--- start GIVEN INFORMATION ---

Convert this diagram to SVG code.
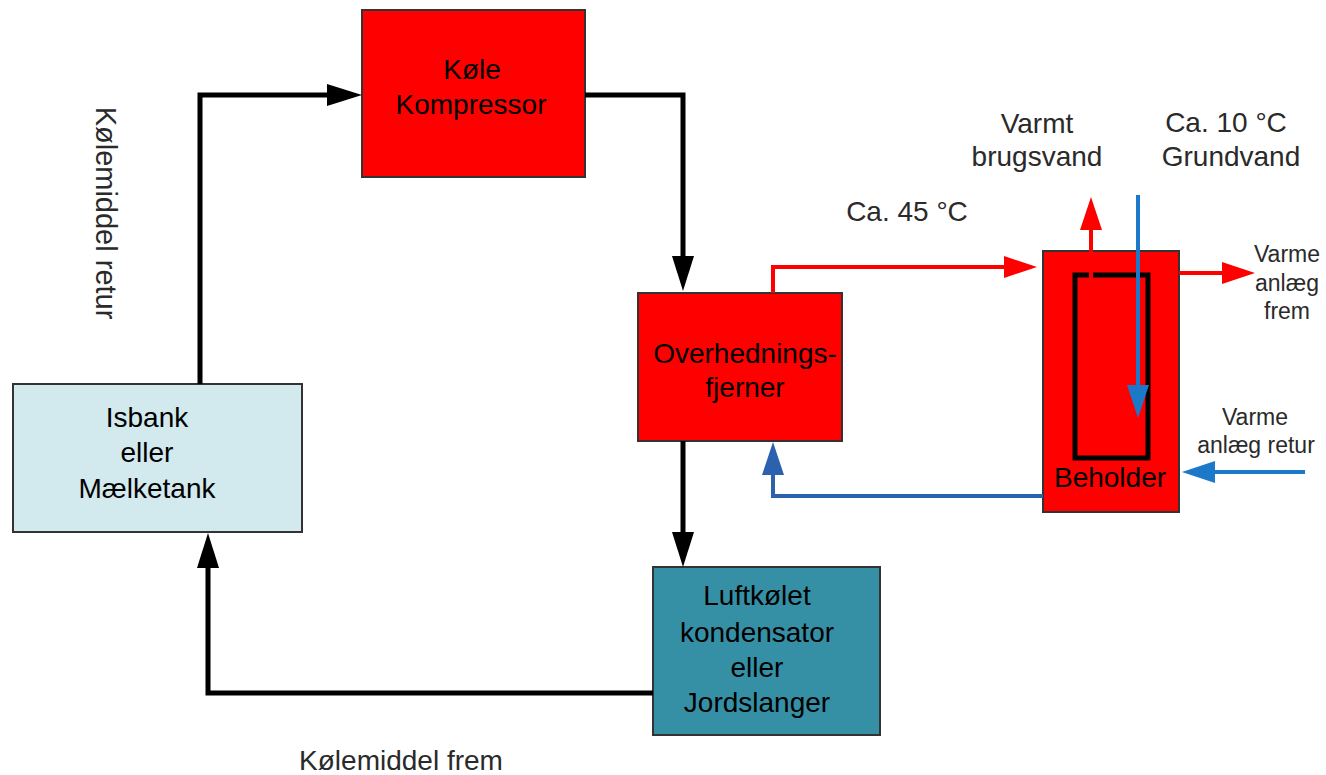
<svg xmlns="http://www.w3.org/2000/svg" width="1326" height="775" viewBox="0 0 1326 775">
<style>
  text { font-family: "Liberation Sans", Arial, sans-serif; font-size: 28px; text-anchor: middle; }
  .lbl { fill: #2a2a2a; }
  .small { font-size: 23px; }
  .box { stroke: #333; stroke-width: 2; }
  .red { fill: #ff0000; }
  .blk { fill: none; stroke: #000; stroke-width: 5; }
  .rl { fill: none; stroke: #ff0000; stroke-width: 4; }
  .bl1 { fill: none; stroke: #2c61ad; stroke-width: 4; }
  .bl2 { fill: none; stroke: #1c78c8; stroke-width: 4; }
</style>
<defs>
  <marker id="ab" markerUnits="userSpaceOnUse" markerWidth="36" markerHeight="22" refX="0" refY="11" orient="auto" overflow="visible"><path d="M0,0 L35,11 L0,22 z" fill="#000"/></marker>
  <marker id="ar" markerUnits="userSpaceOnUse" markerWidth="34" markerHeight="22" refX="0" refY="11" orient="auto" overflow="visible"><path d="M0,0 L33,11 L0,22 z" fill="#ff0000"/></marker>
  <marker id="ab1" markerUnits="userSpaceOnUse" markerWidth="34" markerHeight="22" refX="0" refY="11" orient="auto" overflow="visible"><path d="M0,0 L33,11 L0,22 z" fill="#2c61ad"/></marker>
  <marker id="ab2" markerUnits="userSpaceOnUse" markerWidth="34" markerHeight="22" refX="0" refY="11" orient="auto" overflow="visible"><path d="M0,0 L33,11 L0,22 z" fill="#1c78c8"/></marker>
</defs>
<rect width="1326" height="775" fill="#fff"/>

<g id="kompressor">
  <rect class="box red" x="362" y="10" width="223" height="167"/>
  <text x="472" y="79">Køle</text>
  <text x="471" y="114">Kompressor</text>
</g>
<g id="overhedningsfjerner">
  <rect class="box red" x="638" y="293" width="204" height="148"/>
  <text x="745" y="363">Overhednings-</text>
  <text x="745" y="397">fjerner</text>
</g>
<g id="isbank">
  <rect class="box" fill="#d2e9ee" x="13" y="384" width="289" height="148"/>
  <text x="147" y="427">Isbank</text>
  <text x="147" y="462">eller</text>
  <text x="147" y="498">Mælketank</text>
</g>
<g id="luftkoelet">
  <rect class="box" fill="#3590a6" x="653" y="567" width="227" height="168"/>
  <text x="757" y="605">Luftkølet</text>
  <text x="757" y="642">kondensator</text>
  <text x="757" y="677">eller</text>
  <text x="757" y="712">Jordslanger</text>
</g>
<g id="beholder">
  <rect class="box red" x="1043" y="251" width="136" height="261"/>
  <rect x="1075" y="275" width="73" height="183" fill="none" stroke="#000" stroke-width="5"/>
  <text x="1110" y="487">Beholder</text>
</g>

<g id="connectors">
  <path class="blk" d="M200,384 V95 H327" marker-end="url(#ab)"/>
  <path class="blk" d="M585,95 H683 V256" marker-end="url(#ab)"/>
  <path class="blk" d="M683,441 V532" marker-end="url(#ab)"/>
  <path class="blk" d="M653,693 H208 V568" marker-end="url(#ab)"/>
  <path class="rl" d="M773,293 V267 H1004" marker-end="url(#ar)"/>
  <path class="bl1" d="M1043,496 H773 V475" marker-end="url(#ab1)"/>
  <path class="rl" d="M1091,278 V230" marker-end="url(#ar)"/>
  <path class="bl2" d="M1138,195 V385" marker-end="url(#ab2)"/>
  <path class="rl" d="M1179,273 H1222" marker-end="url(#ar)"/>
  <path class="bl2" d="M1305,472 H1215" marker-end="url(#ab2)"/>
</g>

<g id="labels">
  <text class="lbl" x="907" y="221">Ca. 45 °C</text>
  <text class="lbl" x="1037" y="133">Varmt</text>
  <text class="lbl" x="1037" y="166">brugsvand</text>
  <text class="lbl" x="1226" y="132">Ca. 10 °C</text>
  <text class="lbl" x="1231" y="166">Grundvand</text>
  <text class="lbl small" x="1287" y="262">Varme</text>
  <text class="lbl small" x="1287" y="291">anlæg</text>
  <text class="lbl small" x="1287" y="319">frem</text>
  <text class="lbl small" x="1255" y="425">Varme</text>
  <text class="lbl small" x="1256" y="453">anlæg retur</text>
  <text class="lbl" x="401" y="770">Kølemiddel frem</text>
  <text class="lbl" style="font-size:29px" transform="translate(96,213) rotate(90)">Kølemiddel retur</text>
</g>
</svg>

--- end GIVEN INFORMATION ---

§ SHORT EXERCISE
Take the data above and repeat it exactly, leaving each picture out.

§ RESULT
Convert this diagram to SVG code.
<svg xmlns="http://www.w3.org/2000/svg" width="1326" height="775" viewBox="0 0 1326 775">
<style>
  text { font-family: "Liberation Sans", Arial, sans-serif; font-size: 28px; text-anchor: middle; }
  .lbl { fill: #2a2a2a; }
  .small { font-size: 23px; }
  .box { stroke: #333; stroke-width: 2; }
  .red { fill: #ff0000; }
  .blk { fill: none; stroke: #000; stroke-width: 5; }
  .rl { fill: none; stroke: #ff0000; stroke-width: 4; }
  .bl1 { fill: none; stroke: #2c61ad; stroke-width: 4; }
  .bl2 { fill: none; stroke: #1c78c8; stroke-width: 4; }
</style>
<defs>
  <marker id="ab" markerUnits="userSpaceOnUse" markerWidth="36" markerHeight="22" refX="0" refY="11" orient="auto" overflow="visible"><path d="M0,0 L35,11 L0,22 z" fill="#000"/></marker>
  <marker id="ar" markerUnits="userSpaceOnUse" markerWidth="34" markerHeight="22" refX="0" refY="11" orient="auto" overflow="visible"><path d="M0,0 L33,11 L0,22 z" fill="#ff0000"/></marker>
  <marker id="ab1" markerUnits="userSpaceOnUse" markerWidth="34" markerHeight="22" refX="0" refY="11" orient="auto" overflow="visible"><path d="M0,0 L33,11 L0,22 z" fill="#2c61ad"/></marker>
  <marker id="ab2" markerUnits="userSpaceOnUse" markerWidth="34" markerHeight="22" refX="0" refY="11" orient="auto" overflow="visible"><path d="M0,0 L33,11 L0,22 z" fill="#1c78c8"/></marker>
</defs>
<rect width="1326" height="775" fill="#fff"/>

<g id="kompressor">
  <rect class="box red" x="362" y="10" width="223" height="167"/>
  <text x="472" y="79">Køle</text>
  <text x="471" y="114">Kompressor</text>
</g>
<g id="overhedningsfjerner">
  <rect class="box red" x="638" y="293" width="204" height="148"/>
  <text x="745" y="363">Overhednings-</text>
  <text x="745" y="397">fjerner</text>
</g>
<g id="isbank">
  <rect class="box" fill="#d2e9ee" x="13" y="384" width="289" height="148"/>
  <text x="147" y="427">Isbank</text>
  <text x="147" y="462">eller</text>
  <text x="147" y="498">Mælketank</text>
</g>
<g id="luftkoelet">
  <rect class="box" fill="#3590a6" x="653" y="567" width="227" height="168"/>
  <text x="757" y="605">Luftkølet</text>
  <text x="757" y="642">kondensator</text>
  <text x="757" y="677">eller</text>
  <text x="757" y="712">Jordslanger</text>
</g>
<g id="beholder">
  <rect class="box red" x="1043" y="251" width="136" height="261"/>
  <rect x="1075" y="275" width="73" height="183" fill="none" stroke="#000" stroke-width="5"/>
  <text x="1110" y="487">Beholder</text>
</g>

<g id="connectors">
  <path class="blk" d="M200,384 V95 H327" marker-end="url(#ab)"/>
  <path class="blk" d="M585,95 H683 V256" marker-end="url(#ab)"/>
  <path class="blk" d="M683,441 V532" marker-end="url(#ab)"/>
  <path class="blk" d="M653,693 H208 V568" marker-end="url(#ab)"/>
  <path class="rl" d="M773,293 V267 H1004" marker-end="url(#ar)"/>
  <path class="bl1" d="M1043,496 H773 V475" marker-end="url(#ab1)"/>
  <path class="rl" d="M1091,278 V230" marker-end="url(#ar)"/>
  <path class="bl2" d="M1138,195 V385" marker-end="url(#ab2)"/>
  <path class="rl" d="M1179,273 H1222" marker-end="url(#ar)"/>
  <path class="bl2" d="M1305,472 H1215" marker-end="url(#ab2)"/>
</g>

<g id="labels">
  <text class="lbl" x="907" y="221">Ca. 45 °C</text>
  <text class="lbl" x="1037" y="133">Varmt</text>
  <text class="lbl" x="1037" y="166">brugsvand</text>
  <text class="lbl" x="1226" y="132">Ca. 10 °C</text>
  <text class="lbl" x="1231" y="166">Grundvand</text>
  <text class="lbl small" x="1287" y="262">Varme</text>
  <text class="lbl small" x="1287" y="291">anlæg</text>
  <text class="lbl small" x="1287" y="319">frem</text>
  <text class="lbl small" x="1255" y="425">Varme</text>
  <text class="lbl small" x="1256" y="453">anlæg retur</text>
  <text class="lbl" x="401" y="770">Kølemiddel frem</text>
  <text class="lbl" style="font-size:29px" transform="translate(96,213) rotate(90)">Kølemiddel retur</text>
</g>
</svg>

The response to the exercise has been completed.